• _EXERCISE GOAL_:
Every line below that mentions the word "this" should be copied out.

• _EXCERPTED RECORDS_:
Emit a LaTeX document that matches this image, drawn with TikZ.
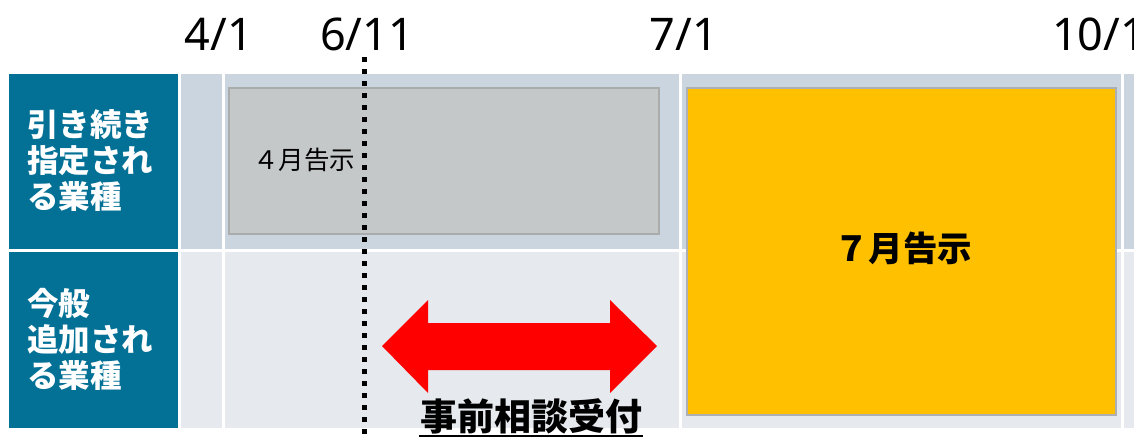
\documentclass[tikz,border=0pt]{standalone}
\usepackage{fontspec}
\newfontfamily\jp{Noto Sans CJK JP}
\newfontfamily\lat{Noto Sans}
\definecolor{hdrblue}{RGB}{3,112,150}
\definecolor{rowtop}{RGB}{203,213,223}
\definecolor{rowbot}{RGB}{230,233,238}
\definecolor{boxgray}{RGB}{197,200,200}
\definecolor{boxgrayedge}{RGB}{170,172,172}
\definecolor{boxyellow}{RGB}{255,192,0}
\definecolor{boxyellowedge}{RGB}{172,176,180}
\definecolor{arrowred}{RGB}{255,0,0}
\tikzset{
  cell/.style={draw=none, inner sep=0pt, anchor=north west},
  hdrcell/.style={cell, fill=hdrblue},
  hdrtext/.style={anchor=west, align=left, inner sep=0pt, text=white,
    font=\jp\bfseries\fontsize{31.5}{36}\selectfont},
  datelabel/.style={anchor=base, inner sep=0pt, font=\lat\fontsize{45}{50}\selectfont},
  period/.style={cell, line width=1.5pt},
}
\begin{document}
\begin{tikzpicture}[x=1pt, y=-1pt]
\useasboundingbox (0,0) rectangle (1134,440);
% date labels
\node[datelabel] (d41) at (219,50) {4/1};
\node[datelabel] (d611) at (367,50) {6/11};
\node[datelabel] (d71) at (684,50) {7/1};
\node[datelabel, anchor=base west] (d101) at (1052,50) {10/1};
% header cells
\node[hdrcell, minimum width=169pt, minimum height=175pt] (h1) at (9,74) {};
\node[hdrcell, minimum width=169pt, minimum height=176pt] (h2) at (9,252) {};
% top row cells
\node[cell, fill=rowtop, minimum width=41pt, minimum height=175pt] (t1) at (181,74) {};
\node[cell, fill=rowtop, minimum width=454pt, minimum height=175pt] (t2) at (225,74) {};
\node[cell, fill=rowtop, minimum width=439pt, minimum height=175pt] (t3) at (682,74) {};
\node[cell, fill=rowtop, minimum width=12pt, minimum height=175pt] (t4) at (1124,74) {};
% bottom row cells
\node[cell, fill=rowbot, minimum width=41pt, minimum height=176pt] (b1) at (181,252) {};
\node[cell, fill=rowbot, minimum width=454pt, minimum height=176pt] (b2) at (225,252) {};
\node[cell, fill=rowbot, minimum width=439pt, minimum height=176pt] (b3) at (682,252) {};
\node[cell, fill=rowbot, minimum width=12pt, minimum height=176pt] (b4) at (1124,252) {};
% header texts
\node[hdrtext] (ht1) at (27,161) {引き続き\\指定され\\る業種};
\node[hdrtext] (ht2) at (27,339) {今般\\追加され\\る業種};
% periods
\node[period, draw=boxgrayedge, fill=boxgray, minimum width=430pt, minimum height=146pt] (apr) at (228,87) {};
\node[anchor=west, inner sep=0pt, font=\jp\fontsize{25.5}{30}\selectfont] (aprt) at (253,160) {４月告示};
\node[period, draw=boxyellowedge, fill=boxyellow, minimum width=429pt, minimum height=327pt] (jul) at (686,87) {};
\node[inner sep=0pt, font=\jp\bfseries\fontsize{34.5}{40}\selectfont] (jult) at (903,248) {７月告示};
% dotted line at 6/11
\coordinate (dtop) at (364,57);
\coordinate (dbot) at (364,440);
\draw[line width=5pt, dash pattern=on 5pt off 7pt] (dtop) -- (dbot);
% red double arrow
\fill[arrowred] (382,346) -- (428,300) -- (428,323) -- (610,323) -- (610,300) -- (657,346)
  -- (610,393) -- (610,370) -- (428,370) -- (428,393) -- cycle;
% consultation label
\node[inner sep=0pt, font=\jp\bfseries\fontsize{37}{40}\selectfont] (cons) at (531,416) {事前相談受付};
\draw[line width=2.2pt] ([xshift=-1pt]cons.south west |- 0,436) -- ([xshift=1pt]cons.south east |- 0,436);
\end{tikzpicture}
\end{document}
---
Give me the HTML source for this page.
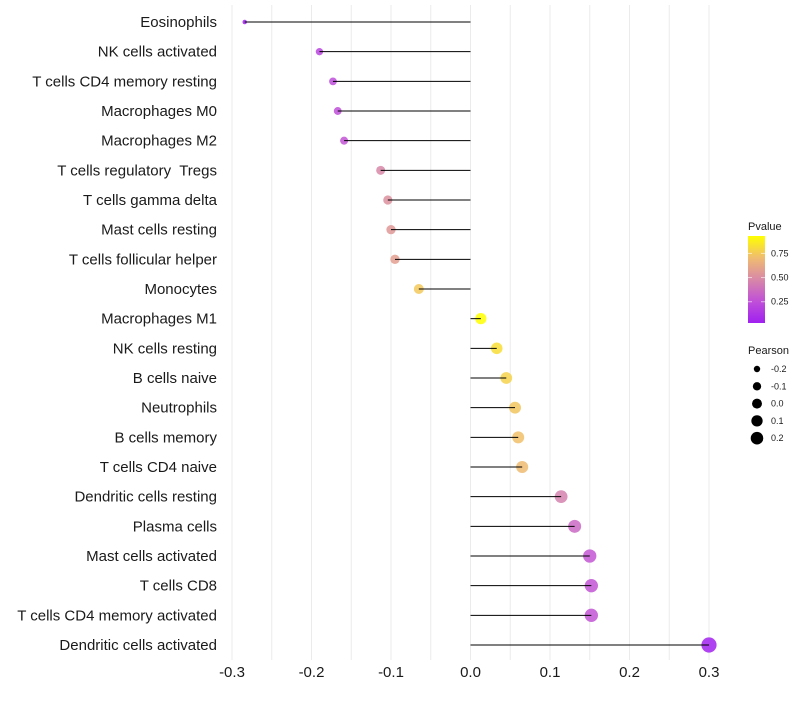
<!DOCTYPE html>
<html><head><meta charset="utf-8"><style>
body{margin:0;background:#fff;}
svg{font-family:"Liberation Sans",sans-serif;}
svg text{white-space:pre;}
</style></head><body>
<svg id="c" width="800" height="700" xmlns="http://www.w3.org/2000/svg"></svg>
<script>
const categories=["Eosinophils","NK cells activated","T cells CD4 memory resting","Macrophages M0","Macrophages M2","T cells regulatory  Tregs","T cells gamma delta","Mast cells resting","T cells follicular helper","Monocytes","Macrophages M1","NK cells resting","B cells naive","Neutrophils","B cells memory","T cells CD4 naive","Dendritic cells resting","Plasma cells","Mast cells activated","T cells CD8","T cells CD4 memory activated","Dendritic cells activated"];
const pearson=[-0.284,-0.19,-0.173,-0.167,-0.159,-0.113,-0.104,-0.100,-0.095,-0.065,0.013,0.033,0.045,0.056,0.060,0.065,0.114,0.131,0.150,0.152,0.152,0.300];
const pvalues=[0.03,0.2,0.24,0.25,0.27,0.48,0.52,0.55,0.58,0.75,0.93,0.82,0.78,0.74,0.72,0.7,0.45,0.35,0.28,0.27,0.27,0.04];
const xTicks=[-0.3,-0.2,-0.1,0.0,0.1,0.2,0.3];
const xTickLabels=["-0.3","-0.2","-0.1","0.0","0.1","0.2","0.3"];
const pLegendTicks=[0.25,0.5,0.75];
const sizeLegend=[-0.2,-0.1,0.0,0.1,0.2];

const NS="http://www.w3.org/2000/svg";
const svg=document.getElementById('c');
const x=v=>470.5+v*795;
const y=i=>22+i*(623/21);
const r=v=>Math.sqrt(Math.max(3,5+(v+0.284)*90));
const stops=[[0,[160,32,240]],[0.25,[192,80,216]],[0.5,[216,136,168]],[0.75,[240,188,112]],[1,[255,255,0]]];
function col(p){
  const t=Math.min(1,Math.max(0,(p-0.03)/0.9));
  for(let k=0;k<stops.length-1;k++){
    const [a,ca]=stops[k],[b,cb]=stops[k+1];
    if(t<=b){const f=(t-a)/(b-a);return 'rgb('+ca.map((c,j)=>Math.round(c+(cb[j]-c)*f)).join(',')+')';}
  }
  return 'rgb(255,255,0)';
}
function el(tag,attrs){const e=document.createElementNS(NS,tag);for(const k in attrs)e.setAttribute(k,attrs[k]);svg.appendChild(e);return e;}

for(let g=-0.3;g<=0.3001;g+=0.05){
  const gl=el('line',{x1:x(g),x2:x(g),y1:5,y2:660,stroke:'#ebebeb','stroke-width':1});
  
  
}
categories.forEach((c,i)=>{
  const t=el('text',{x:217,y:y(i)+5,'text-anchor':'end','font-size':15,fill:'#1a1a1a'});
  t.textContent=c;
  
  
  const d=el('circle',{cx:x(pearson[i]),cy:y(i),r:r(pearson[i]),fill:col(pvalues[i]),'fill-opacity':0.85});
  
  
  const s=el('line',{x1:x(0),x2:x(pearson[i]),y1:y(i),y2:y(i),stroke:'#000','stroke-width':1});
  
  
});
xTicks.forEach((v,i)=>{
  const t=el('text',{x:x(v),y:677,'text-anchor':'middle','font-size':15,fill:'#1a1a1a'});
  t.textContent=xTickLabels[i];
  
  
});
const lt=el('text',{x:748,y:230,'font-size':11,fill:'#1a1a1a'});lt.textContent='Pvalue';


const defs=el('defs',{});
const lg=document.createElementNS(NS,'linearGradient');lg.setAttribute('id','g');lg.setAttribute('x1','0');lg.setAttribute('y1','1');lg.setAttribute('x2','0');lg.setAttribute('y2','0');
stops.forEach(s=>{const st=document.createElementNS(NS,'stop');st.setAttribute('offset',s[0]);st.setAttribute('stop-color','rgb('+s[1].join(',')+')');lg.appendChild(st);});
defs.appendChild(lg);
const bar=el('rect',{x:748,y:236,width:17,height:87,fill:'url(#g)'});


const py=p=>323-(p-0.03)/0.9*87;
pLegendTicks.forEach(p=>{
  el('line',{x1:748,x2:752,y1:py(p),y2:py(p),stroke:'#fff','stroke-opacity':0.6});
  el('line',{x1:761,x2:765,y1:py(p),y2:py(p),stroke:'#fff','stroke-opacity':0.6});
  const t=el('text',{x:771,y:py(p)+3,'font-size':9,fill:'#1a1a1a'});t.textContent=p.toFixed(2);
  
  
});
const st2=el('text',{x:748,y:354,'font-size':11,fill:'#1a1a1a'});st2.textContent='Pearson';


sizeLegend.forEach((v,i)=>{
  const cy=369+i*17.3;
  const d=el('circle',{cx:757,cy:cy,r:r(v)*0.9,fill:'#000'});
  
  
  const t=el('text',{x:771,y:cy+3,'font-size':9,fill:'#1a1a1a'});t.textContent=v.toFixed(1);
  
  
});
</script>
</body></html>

• _EXERCISE ANSWER_:
Emit a LaTeX document that matches this image, drawn with TikZ.
Give me the HTML source for this page.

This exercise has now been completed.